Pulling the show together for this performance at The Rockwell was no simple task. The team was given less than two weeks’ notice for the date of their performance. “We just hit the ground running,” director, choreographer and cast member Katy Harnish said. She explained that they recruited people from all over the greater Boston area to make the show happen.  

Meanwhile, music director, arranger and bassist Mark Lang came down from Philadelphia to join the team. “Katy was asking me for musicians to join, and I was like, ‘Well, I’ll come up and play bass,’” Lang said. He became the music director for the show just over a week before it hit the stage.

Stage manager Sequoia Eyzaguirre described the production as a “truly community-driven grassroots effort,” emphasizing the ways that the team supported one another through the show’s tight turnaround and long rehearsals.

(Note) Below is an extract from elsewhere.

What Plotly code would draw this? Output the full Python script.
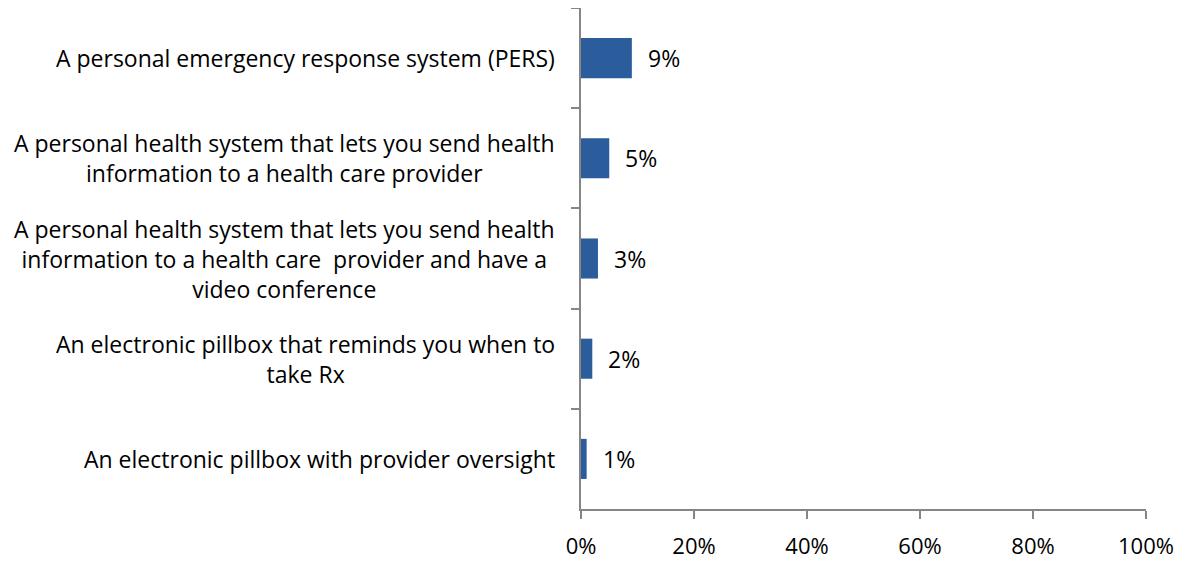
import plotly.graph_objects as go

categories = [
    "A personal emergency response system (PERS)",
    "A personal health system that lets you send health<br>information to a health care provider",
    "A personal health system that lets you send health<br>information to a health care  provider and have a<br>video conference",
    "An electronic pillbox that reminds you when to<br>take Rx",
    "An electronic pillbox with provider oversight",
]
values = [0.09, 0.05, 0.03, 0.02, 0.01]
value_labels = ["9%", "5%", "3%", "2%", "1%"]
x_ticks = [0, 0.2, 0.4, 0.6, 0.8, 1.0]
x_tick_labels = ["0%", "20%", "40%", "60%", "80%", "100%"]

FONT = "Open Sans, sans-serif"
AXIS = "#868686"
FS = 23

fig = go.Figure(go.Bar(
    x=values, y=categories, orientation="h",
    marker=dict(color="#2B5C9C", line=dict(width=0)),
    width=0.4, hoverinfo="skip",
))

annotations = []
for c in categories:
    annotations.append(dict(
        x=0, xref="paper", y=c, yref="y", text=c, showarrow=False,
        xanchor="right", yanchor="middle", align="center", xshift=-24,
        font=dict(family=FONT, size=FS, color="#000000"),
    ))
for c, v, t in zip(categories, values, value_labels):
    annotations.append(dict(
        x=v, xref="x", y=c, yref="y", text=t, showarrow=False,
        xanchor="left", yanchor="middle", xshift=14,
        font=dict(family=FONT, size=FS, color="#000000"),
    ))

fig.update_layout(
    width=1174, height=555,
    margin=dict(l=573, r=36, t=0, b=54, autoexpand=False),
    paper_bgcolor="white", plot_bgcolor="white",
    showlegend=False,
    annotations=annotations,
    font=dict(family=FONT, size=FS, color="#000000"),
    xaxis=dict(
        range=[0, 1], tickvals=x_ticks, ticktext=x_tick_labels,
        showgrid=False, zeroline=False, showline=True, linecolor=AXIS, linewidth=2,
        ticks="outside", ticklen=8, tickcolor=AXIS, tickwidth=2,
        ticklabelstandoff=9, tickfont=dict(family=FONT, size=22, color="#000000"),
    ),
    yaxis=dict(
        categoryorder="array", categoryarray=categories, autorange="reversed",
        showticklabels=False, showgrid=False, zeroline=False,
        showline=True, linecolor=AXIS, linewidth=2,
        ticks="outside", ticklen=8, tickcolor=AXIS, tickwidth=2, tickson="boundaries",
    ),
)

fig.write_html("out.html")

The performance itself has a minimalist presentation, which lets the mythical and imaginative nature of the story take center stage. The cast is dressed plainly, and the ensemble is clad in all black. Beiser plays the role of Speckled Friend, a character who acts as both the story’s narrator and Hazel’s guide, wearing a gold jacket that marks her as part of the fantasy — a sort of conduit between worlds.

The music of “The Cloud Collector” is genre-bending, mixing plaintive keyboard with electric beats, the band swinging in unison with the story’s mood. Underpinning all of this music is a constant sense of unreality that is at once light and melancholic. Despite the cyclical nature of the myth presented in “The Cloud Collector,” the whole thing feels very ephemeral — and that’s what makes it such a haunting watch.

Elmer’s portrayal of Hazel is understated but animated by powerful vocals. The passivity of Hazel encourages the audience to project themselves onto him — and so he becomes a stand-in for us. Adding to this are Speckled Friend’s second-person narrations, which are at turns cryptic, funny and soulful. There is definitely the sense that we are on Hazel’s journey up and down a mountain, too — both with him and as him.

Given its avant-garde approach to both the traditional musical and the linear narrative in general, “The Cloud Collector” is not easily decipherable. “It can be interpreted in so many different ways. And I think that’s what’s cool about it. It’s allegorical,” Harnish said. That very allegorical nature allows the story to feel both free from and deeply aware of politics and reality. “This show deserves to have its time right now,” Harnish added.

For Beiser, “The Cloud Collector” looks to the personal as much as it does to the communal. “I want to, like, give it away to other people — trans people, queer people — who resonate with the story and can be healed by that,” she said. “That’s sort of my ultimate goal with the project.”